Forbidden City facts you should know

Forbidden City facts you should know

You can’t prove you have been to China until you have your photo taken outside the Forbidden City. 

Or so my tour guide tells me. 

The towering red walls with the gigantic painting of Chairman Mao are one of the most well-known buildings on the planet. 

But how much do you actually know about the Forbidden City?

Here’s a few facts you should know before you go. 

It’s huge

The Forbidden City is the world’s largest imperial palace. It covers 720,000 square metres, has more than 90 palace quarters and courtyards, 980 buildings and more than 8728 rooms. 

Check the details

The more important the building – the more animals or dragons you will see on the roof ridges. 

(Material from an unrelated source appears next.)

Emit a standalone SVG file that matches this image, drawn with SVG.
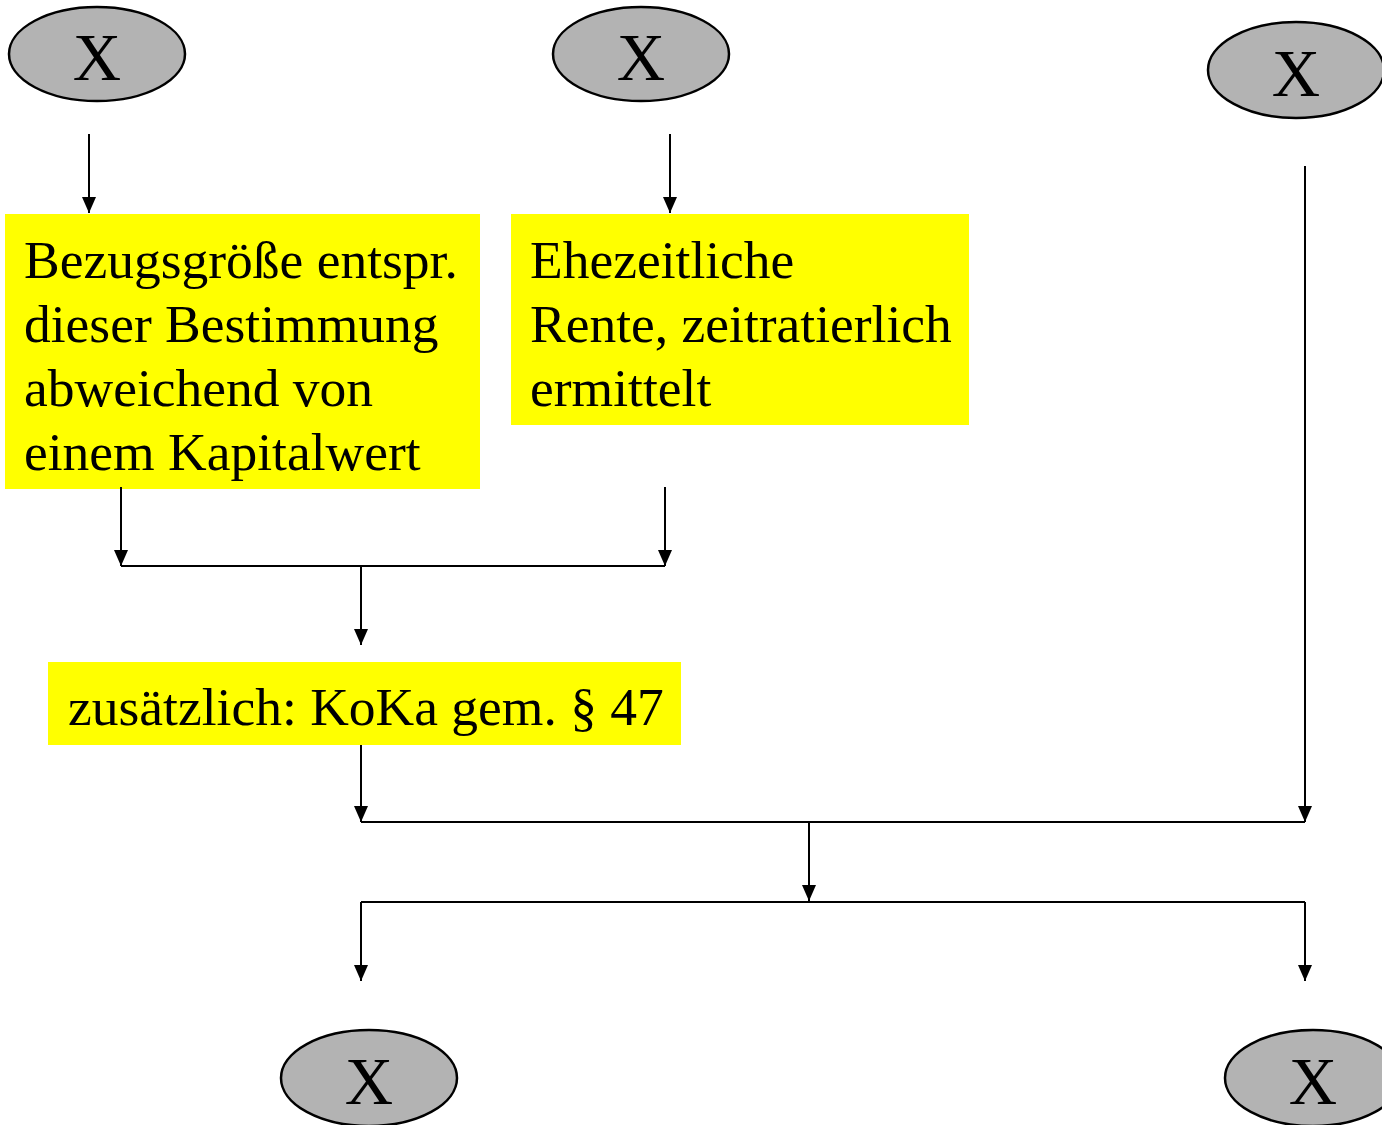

All but one of the gates in the Forbidden City is decorated with a nine-by-nine array of gilded door-studs. Nine implies supremacy and eternity in Chinese culture. The odd one out? The East gate. 

A home for emperors

The Forbidden City was home to 24 Chinese emperors. Construction began with Emperor Yongle, of the Ming Dynasty in 1406. More than 1 million laborers worked to complete the complex which was finished in 1420. Fourteen Ming dynasty rulers held power here until the Manchus took possession in 1644. The Manchus then left the building and moved the capital to Shenyang for a few months.

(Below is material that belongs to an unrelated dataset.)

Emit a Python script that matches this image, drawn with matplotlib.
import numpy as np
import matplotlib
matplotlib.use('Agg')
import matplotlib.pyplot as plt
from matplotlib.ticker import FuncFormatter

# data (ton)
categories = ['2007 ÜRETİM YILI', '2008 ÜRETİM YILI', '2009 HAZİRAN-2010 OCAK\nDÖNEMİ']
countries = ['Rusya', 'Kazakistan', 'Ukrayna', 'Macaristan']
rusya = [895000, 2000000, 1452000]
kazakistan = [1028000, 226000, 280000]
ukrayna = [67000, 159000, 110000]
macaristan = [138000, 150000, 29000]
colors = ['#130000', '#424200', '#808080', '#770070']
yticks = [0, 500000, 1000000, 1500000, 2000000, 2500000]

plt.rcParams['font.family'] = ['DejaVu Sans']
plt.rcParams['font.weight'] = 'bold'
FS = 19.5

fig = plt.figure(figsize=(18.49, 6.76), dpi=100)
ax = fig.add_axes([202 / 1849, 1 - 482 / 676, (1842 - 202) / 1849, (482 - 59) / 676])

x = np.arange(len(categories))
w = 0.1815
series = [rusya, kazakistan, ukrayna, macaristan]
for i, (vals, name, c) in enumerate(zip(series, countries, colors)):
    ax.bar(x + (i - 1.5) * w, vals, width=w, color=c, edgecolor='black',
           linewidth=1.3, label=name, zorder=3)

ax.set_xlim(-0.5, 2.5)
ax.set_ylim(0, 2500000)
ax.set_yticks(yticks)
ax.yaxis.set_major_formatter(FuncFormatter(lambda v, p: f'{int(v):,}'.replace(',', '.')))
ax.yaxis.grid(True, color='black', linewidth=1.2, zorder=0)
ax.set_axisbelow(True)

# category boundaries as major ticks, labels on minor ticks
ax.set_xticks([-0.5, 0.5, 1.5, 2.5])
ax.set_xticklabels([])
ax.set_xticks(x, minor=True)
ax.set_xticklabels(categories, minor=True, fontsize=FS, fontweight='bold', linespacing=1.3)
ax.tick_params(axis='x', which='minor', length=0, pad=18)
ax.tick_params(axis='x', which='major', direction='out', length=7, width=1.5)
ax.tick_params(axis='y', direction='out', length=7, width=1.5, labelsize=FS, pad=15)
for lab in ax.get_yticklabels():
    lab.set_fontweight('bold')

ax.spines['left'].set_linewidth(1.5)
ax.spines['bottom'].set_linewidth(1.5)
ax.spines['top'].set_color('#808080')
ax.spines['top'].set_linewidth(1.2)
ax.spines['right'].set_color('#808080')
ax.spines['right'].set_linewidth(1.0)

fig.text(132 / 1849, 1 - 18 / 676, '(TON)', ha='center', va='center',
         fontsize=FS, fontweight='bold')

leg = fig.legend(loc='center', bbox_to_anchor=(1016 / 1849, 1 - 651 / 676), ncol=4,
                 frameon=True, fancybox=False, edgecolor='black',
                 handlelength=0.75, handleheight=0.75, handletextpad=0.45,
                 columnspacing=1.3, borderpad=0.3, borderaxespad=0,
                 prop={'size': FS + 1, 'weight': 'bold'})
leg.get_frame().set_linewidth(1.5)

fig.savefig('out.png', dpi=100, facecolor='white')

The Qing Dynasty returned power to Beijing and the Forbidden City, and 10 Qing emperors ruled from here until the last in 1912, when the Republic of China was created. 

A home for his mistresses

At the back of the Forbidden City you will find the homes of the concubines. Only the empress was allowed to spend a full night with the emperor. The other mistresses were given just two hours. 

Useful huge pots 

Huge metal pots can be seen scattered around the Forbidden City. These were kept full with water and were used to put out fires. 

The nine-dragon screen

The nine-dragon screen was nearly an eight-dragon screen. Erected in 1771 the screen is 3.5 metres tall and 29.4 metres long. It has made from 270 multi-coloured glass tiles. Nine clawed dragons can be seen on a blue and green background. But the third dragon from the left is a different colour to all the others. According to the legend the dragon was not ready when the screen was meant to be unveiled. The emperor had told the craftsmen they would be beheaded if it was not ready in time. A carpenter made a wooden dragon and glued it into place. No one lost their heads. 

Jade Hill 

Jade Hill, found in the Hall of Happy Longevity, is the largest piece of carved jade in China. Made from a single six-tonne boulder it stands at 2.24 metres high and is almost a metre wide. It took 1000 people and 1000 horses three years to haul the boulder from Xinjiang Province and more than a year to carve. 

It depicts the story of the “Days of Harnessing Floods” or the taming of the Yellow River flood waters by Yu the Great in the 21st century BC.

Powerful women

Ruthless and brilliant, Empress Dowager Cici effectively ruled China from the Forbidden City. She was born November 29, 1835 and died November 15, 1908. Cici was the consort of the Xianfeng emperor (1850–61), mother of the Tongzhi emperor (1861–75) and adoptive mother of the Guangxu emperor (1875–1908). 

Cici was one of Xianfeng’s lowest concubines, but she bore his only son. When the emperor died, power transferred to the six-year-old boy. State business was put in the hands of a regency council of eight elder officials. However, Cici and Xianfeng’s former senior consort, Ci’an, orchestrated a coup with Gong Qinwang (Prince Gong), the former emperor’s brother. The regency was transferred to Cici and Ci’an. Gong became the prince counsellor. 

The regency was terminated in 1873 when the Tongzhi came of age. He died two years later. 

Cici then arranged to adopt her three-year-old nephew, Zaitian (Ci’an’s son), and have him named the new heir. Ci’an and Cici acted as regents until Ci’an’s death in 1881. Cici then became the sole holder of the office. 

If you are going to the Forbidden City, we highly recommend reading more about this fascinating woman. 

You can’t see it all

Up to 40 per cent of the Forbidden City is off-limits to the public.